Kate Strachan

Sitewww.katestrachan.com
Starting date12-09-2024
Ending date04-12-2024
Binding ground clay and fibre into long stretches of flexible fabric is just the first part of the laborious procedure Kate Strachan applied during her EKWC residency. She pleated, bent, folded and layered the thin material into various intriguing, delicate forms that convey confusing messages of sensuality and decay. Subtle curves seem to beg for caresses while the paper-thin ceramic sheets appear too delicate or too sharp to handle. After firing, Strachan combined the work with wax, partly to prevent the ceramics from breaking, but mainly to generate new narratives and meaning. In several larger pieces, the layered ceramics become like geological structures while the wax takes on an arctic, glacial quality – there’s melting, there’s rising water, loss and exposure.
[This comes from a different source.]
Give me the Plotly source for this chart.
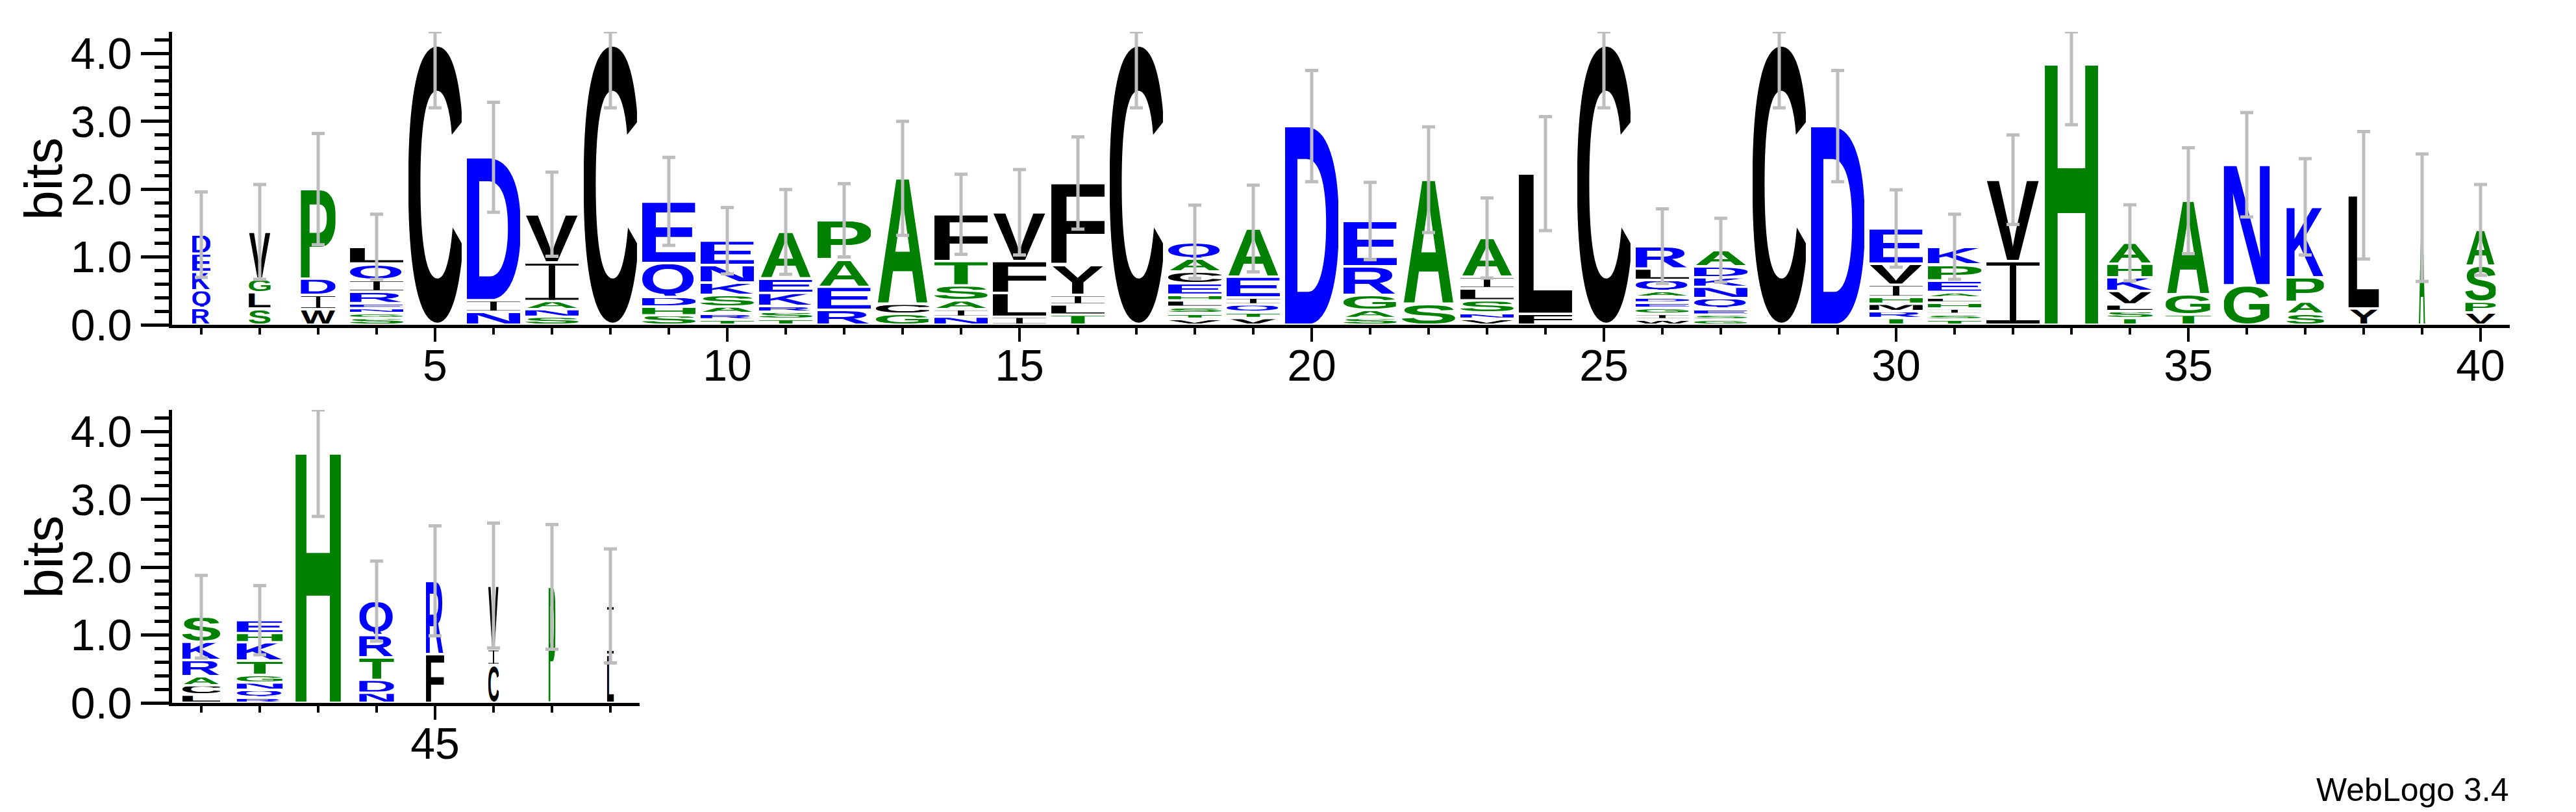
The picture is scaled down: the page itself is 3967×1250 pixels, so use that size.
import base64
import plotly.graph_objects as go

POSITIONS = list(range(1, 49))
# letters of each stack, bottom -> top
LETTERS = [
    "RQKED", "SLGV", "WIDP", "SGNERIQL", "C", "NID", "SNAIV", "C",
    "SHDQE", "TRASKNE", "TSRKEA", "REAP", "GCA", "NIASTF", "ILFV", "TLIYF",
    "C", "VTSLHECAQ", "VTQIEA", "D", "SAGRE", "SA", "VNSLIA", "FL",
    "C", "WIGEDAQLR", "GSEQNKDA", "C", "D", "TRMHIVE", "TSIHLAEPK", "IV",
    "H", "TSLVKHA", "TGA", "GN", "SAPK", "YL", "A", "VPSA",
    "LCARKS", "RQNGTKHE", "H", "NDTRQ", "FR", "CIV", "P", "LI",
]
# letter heights in bits, bottom -> top
HEIGHTS = [
    [0.25, 0.26, 0.27, 0.27, 0.28], [0.24, 0.24, 0.20, 0.69], [0.23, 0.21, 0.24, 1.32],
    [0.10, 0.07, 0.075, 0.075, 0.17, 0.17, 0.245, 0.245], [4.13], [0.19, 0.17, 2.11],
    [0.12, 0.11, 0.12, 0.57, 0.71], [4.13],
    [0.14, 0.13, 0.14, 0.50, 0.91], [0.08, 0.09, 0.10, 0.17, 0.18, 0.26, 0.36],
    [0.09, 0.10, 0.09, 0.19, 0.21, 0.69], [0.22, 0.34, 0.41, 0.57], [0.16, 0.15, 1.85],
    [0.12, 0.11, 0.13, 0.22, 0.36, 0.69], [0.12, 0.35, 0.47, 0.72], [0.15, 0.15, 0.14, 0.45, 1.20],
    [4.13], [0.09, 0.08, 0.095, 0.095, 0.085, 0.17, 0.17, 0.19, 0.25],
    [0.10, 0.09, 0.11, 0.10, 0.31, 0.71], [2.93], [0.10, 0.12, 0.22, 0.42, 0.67],
    [0.31, 1.83], [0.09, 0.09, 0.18, 0.18, 0.17, 0.57], [0.16, 2.07],
    [4.13], [0.08, 0.08, 0.09, 0.08, 0.08, 0.09, 0.16, 0.17, 0.33],
    [0.08, 0.07, 0.09, 0.15, 0.17, 0.14, 0.16, 0.24], [4.13], [2.93],
    [0.10, 0.10, 0.11, 0.10, 0.18, 0.31, 0.52],
    [0.08, 0.08, 0.08, 0.09, 0.075, 0.08, 0.17, 0.235, 0.26], [0.94, 1.20],
    [3.84], [0.10, 0.10, 0.10, 0.20, 0.20, 0.20, 0.31], [0.15, 0.30, 1.38], [0.58, 1.78],
    [0.16, 0.18, 0.36, 1.04], [0.24, 1.67], [1.58], [0.18, 0.16, 0.53, 0.53],
    [0.12, 0.14, 0.13, 0.24, 0.27, 0.37], [0.08, 0.11, 0.11, 0.11, 0.21, 0.275, 0.135, 0.19],
    [3.68], [0.15, 0.19, 0.33, 0.33, 0.50], [0.72, 1.08], [0.56, 0.23, 0.94], [1.71], [0.71, 0.72],
]
# error bar half-lengths (bits)
ERRORS = [
    0.63, 0.70, 0.82, 0.48, 0.93, 0.81, 0.62, 0.93,
    0.65, 0.49, 0.625, 0.54, 0.84, 0.59, 0.63, 0.68,
    0.93, 0.54, 0.64, 0.82, 0.57, 0.78, 0.59, 0.84,
    0.93, 0.55, 0.47, 0.93, 0.82, 0.57, 0.48, 0.66,
    0.89, 0.56, 0.78, 0.77, 0.71, 0.94, 0.94, 0.67,
    0.61, 0.51, 0.93, 0.59, 0.81, 0.92, 0.92, 0.84,
]
# stack width fraction (column occupancy)
OCCUPANCY = [
    0.34, 0.41, 0.65, 1, 1, 1, 1, 1,
    1, 1, 1, 1, 1, 1, 1, 1,
    1, 1, 1, 1, 1, 1, 1, 1,
    1, 1, 1, 1, 1, 1, 1, 1,
    1, 0.85, 0.85, 0.86, 0.70, 0.57, 0.13, 0.57,
    0.71, 0.86, 0.85, 0.65, 0.34, 0.20, 0.13, 0.13,
]
Y_TICKS = [0, 1, 2, 3, 4]
MAX_BITS = 4.32
ROW1_LAST = 40

# ---------------- styling ----------------
W, H = 3967, 1250
FONT = "Liberation Sans, Arial, Helvetica, sans-serif"
COLOR_GROUPS = {"#0000ff": "RKDENQ", "#008000": "SGHTAP", "#000000": "YVMCLFIW"}
LETTER_COLOR = {ch: c for c, chs in COLOR_GROUPS.items() for ch in chs}
ERR_COLOR = "#bdbdbd"
FULL_W = 0.91      # full letter width in column units
GAP = 0.035        # vertical gap between stacked letters (bits)

# approximate ink boxes of Liberation Sans Bold glyphs (2048 em): xmin, xmax, ymin, ymax
ROUND = (-25, 1434)
FLAT = (0, 1409)
GLYPH_BOX = {
    "A": (0, 1479) + FLAT, "C": (90, 1385) + ROUND, "D": (148, 1378) + FLAT,
    "E": (148, 1253) + FLAT, "F": (148, 1150) + FLAT, "G": (92, 1490) + ROUND,
    "H": (148, 1331) + FLAT, "K": (148, 1479) + FLAT, "L": (148, 1175) + FLAT,
    "M": (146, 1561) + FLAT, "N": (148, 1331) + FLAT, "P": (148, 1276) + FLAT,
    "Q": (86, 1545, -115, 1434), "R": (148, 1475) + FLAT, "S": (70, 1280) + ROUND,
    "T": (42, 1209) + FLAT, "V": (0, 1366) + FLAT, "W": (6, 1928) + FLAT,
    "Y": (0, 1366) + FLAT,
}

_cache = {}


def glyph_source(ch):
    if ch in _cache:
        return _cache[ch]
    col = LETTER_COLOR[ch]
    if ch == "I":
        svg = ('<svg xmlns="http://www.w3.org/2000/svg" width="100" height="100" '
               'viewBox="0 0 100 100" preserveAspectRatio="none">'
               f'<rect x="0" y="0" width="100" height="5.5" fill="{col}"/>'
               f'<rect x="44" y="0" width="12" height="100" fill="{col}"/>'
               f'<rect x="0" y="94.5" width="100" height="5.5" fill="{col}"/></svg>')
    else:
        x0, x1, y0, y1 = GLYPH_BOX[ch]
        w, h = x1 - x0, y1 - y0
        svg = (f'<svg xmlns="http://www.w3.org/2000/svg" width="{w}" height="{h}" '
               f'viewBox="0 0 {w} {h}" preserveAspectRatio="none">'
               f'<text x="{-x0}" y="{y1}" font-family="Liberation Sans, Arial, sans-serif" '
               f'font-weight="700" font-size="2048" fill="{col}">{ch}</text></svg>')
    src = "data:image/svg+xml;base64," + base64.b64encode(svg.encode()).decode()
    _cache[ch] = src
    return src


fig = go.Figure()
images = []
for row, (xr, yr) in enumerate([("x", "y"), ("x2", "y2")]):
    xs, ys, plus, minus = [], [], [], []
    for i, pos in enumerate(POSITIONS):
        if (row == 0) != (pos <= ROW1_LAST):
            continue
        wd = FULL_W * OCCUPANCY[i]
        base = 0.0
        for ch, hgt in zip(LETTERS[i], HEIGHTS[i]):
            g = min(GAP, hgt * 0.5)
            images.append(dict(
                source=glyph_source(ch), xref=xr, yref=yr,
                x=pos - wd / 2, y=base + hgt - g / 2, sizex=wd, sizey=hgt - g,
                xanchor="left", yanchor="top", sizing="stretch", layer="below",
            ))
            base += hgt
        xs.append(pos)
        ys.append(base)
        plus.append(min(base + ERRORS[i], MAX_BITS) - base)
        minus.append(base - max(base - ERRORS[i], 0))
    fig.add_trace(go.Scatter(
        x=xs, y=ys, xaxis=xr, yaxis=yr, mode="markers", cliponaxis=False,
        marker=dict(size=1, color="rgba(0,0,0,0)"), hoverinfo="skip", showlegend=False,
        error_y=dict(type="data", symmetric=False, array=plus, arrayminus=minus,
                     color=ERR_COLOR, thickness=5, width=10),
    ))

axis_common = dict(showgrid=False, zeroline=False, showline=True, linecolor="black",
                   linewidth=5, ticks="outside", tickcolor="black", automargin=False,
                   tickfont=dict(family=FONT, size=68, color="black"))
yaxis_common = dict(axis_common, range=[0, MAX_BITS], tickmode="array", tickvals=Y_TICKS,
                    ticktext=[f"{v:.1f}" for v in Y_TICKS], ticklen=43, tickwidth=5,
                    minor=dict(tick0=0, dtick=0.2, ticks="outside", ticklen=22,
                               tickwidth=5, tickcolor="black", showgrid=False))
xaxis_common = dict(axis_common, tickmode="linear", tick0=0, dtick=5, ticklen=21, tickwidth=4,
                    ticklabelstandoff=-22,
                    minor=dict(tick0=0, dtick=1, ticks="outside", ticklen=10,
                               tickwidth=4, tickcolor="black", showgrid=False))

fig.update_layout(
    width=W, height=H, margin=dict(l=0, r=0, t=0, b=0, autoexpand=False),
    paper_bgcolor="white", plot_bgcolor="rgba(0,0,0,0)", showlegend=False,
    images=images,
    xaxis=dict(xaxis_common, domain=[265 / W, 3865 / W], range=[0.5, ROW1_LAST + 0.5], anchor="y"),
    yaxis=dict(yaxis_common, domain=[1 - 500 / H, 1 - 49 / H], anchor="x"),
    xaxis2=dict(xaxis_common, domain=[265 / W, 985 / W], range=[ROW1_LAST + 0.5, 48.5], anchor="y2"),
    yaxis2=dict(yaxis_common, domain=[1 - 1082 / H, 1 - 631 / H], anchor="x2"),
    annotations=[
        dict(text="bits", xref="paper", yref="paper", x=67 / W, y=1 - 275 / H,
             xanchor="center", yanchor="middle", textangle=-90, showarrow=False,
             font=dict(family=FONT, size=82, color="black")),
        dict(text="bits", xref="paper", yref="paper", x=67 / W, y=1 - 857 / H,
             xanchor="center", yanchor="middle", textangle=-90, showarrow=False,
             font=dict(family=FONT, size=82, color="black")),
        dict(text="WebLogo 3.4", xref="paper", yref="paper", x=3866 / W, y=1 - 1216 / H,
             xanchor="right", yanchor="middle", showarrow=False,
             font=dict(family=FONT, size=50, color="black")),
    ],
)

fig.write_html(
    "out.html",
    config={"displayModeBar": False},
    post_script="document.body.style.margin='0';document.body.style.overflow='hidden';",
)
Between the body and the world, physicality and time take on very different dimensions, their strengths and vulnerabilities of incomparable magnitudes. And here they are, inextricably bound by Strachan’s hand. To make the intricate, layered ceramic components of her work, Strachan began by working with EKWC’s casting clay bodies in their power forms, or by drying and then pulverizing several plastic clay bodies into powder. Through a process of some trial and error, Strachan had to find a set of clay bodies that suited her; the right balance of plasticity, strength, and colouration. Strachan then mixed her clay with water, PVAC glue and (in some cases) several additives and then poured and spread the mixtures thinly onto large glass tables. To these she added various materials (paper, dried clay, oxides/pigments) before letting them dry. The result: paper-thin sheets of unfired clay that she could fold, cut and manipulate into multi-layered sculptural forms. She high-fired this work and used the latter part of her residency to combine the forms with various waxes.